The “Big Ten” Questions That Really Matter for Penn State

Leadership of Penn State are now sitting down to reflect on the institution’s present and its uncertain future.  They must do everything possible to question the ingrained orthodoxies that allowed some within the school to systemically hide perversion and dismiss moral courage.   This exercise will require original methods for engaging the entire community. The key question for Penn State to consider is not, what do we do?   The question that will determine Penn State’s entire future begins with the word “why”.

The current 157-word mission statement of the University has little, if any, relevance to the scandal still unfolding.  Buried within the mission statement is the fundamental idea that the University “educates” students.   Yet “educating” is table stakes in today’s competitive world of higher education.  Educating is also a “how”. Penn State should ask itself: Why do we choose to educate?  To what end?  For who’s benefit?

It’s very difficult for the leaders of any organization to re-imagine the words and big ideas that answer the fundamental question: why do we exist?  For Penn State, this should be a gut wrenching and emotional process.  It will not happen quickly and it can’t happen in an echo chamber of those wedded to old thinking.

The language of a mission statement should be a beacon signaling to all within its context that an enforceable social contract is alive and valued.  Missions that are meaningless become so when the leaders of the organization pay it no heed.


Below are ten questions that can guide the thinking of Penn State’s leaders as they take on the transformation of the institution.

1)   Why do we exist?  Author Simon Sinek has taught all of us that, “people don’t buy what you do; they buy why you do it.”  So, why does Penn State do what it does?  If they can’t answer this question, they should not go any further.

2)   How will we ensure that all voices on campus and off are heard in this process?  Collaboration is not a choice for Penn State; it’s a mandate.  Both in person and virtual tools should be employed to allow the most vocal critic and bullish alumni to surface their thoughts and ideas.

3)   How clear and succinct can we make the new mission language so that it sticks?  Mission statements written by committee are exactly what Penn State has today.   The words themselves should be minimalist and designed with a sixth grader’s vocabulary in mind.  There is no set number of words to a mission statement, but less is always more. Imagine if Steve Jobs polled everyone at Apple about how many buttons there were to be on an i-Phone.  Let’s be very thankful that he chose only one.

4)   Who will be held to account for owning the new mission? If the words that arise are but an exercise in creativity, they will be meaningless.  The words of a mission must be translated into other documents including work contracts, codes of conduct and ethics, as well as student/athlete agreements.

5)   What aspects of the statement are measurable?  SSM Health Care in the Midwest has one of the most succinct missions I have encountered: “Through our exceptional health care services, we reveal the healing presence of God.” Year after year, they measure the idea of “exceptional” in ways that drives behavior of all who work there.

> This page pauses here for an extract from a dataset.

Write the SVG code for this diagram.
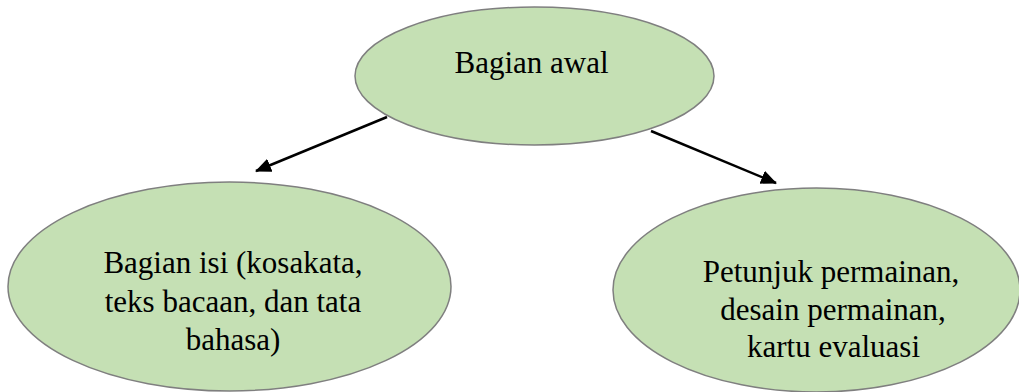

6)   What, if any role, do sports and campus activities have in the core mission?  Penn State can’t avoid this question.  Over the course of decades, the football program became a dangerous and misaligned moon without any nearby planet to ground its orbit.  Campus activities are but one facet of the school, and they all pale in comparison to what Penn State will discover in its ultimate answer to “why” it exists.

7)   How will all the other organizations on campus pivot off of the new language? In light of the scandal, every campus sub-function should ask itself if the words of their missions are relevant.  For example, Penn State’s Internal Audit Department is “Committed to performing value-added, risk-based audits, designed to independently review, test, and evaluate the financial, electronic, and operational controls”.  Really?

8)   When will the football program actually publish a mission?  As you search the web for the program’s mission (I could not find it), you read a lot about the mascot of Penn State and little to nothing about nurturing student athletes. A key word search for the word “knowledge” within the athletics department web site pops up an actual person named Knowledge Timmons.   Knowledge is a football player.

9)   What is the vision for the University?  Many believe that a mission and a vision statement are interchangeable.  Penn State’s current vision is to “be the nation’s finest university in the integration of teaching, research, and service.” Clearly the leadership of the football program were not “integrated” with the rest of the school.  Time to hit reset.

10) Finally, the school must ask: How will we communicate the new ideas across the campus and before the entire country?  In my experience, leaders under-communicate mission, vision and strategy by an order of magnitude of ten.  Given the size and scope of the University, it will take months and perhaps a full year to ensure that the new ideas and language of the mission are understood and accepted across the school. Then the hard work really begins as the school must live up to the words and turn them into actions and behaviors that will rebuild the trust.

Penn State is at a critical point that will determine the arch of its future.   If their leadership answers the above questions, then they should be called leaders.   If they hide from these questions, then they are simply punting the school’s core identity down a dark field and may never fully recover from the scandal that is still unfolding.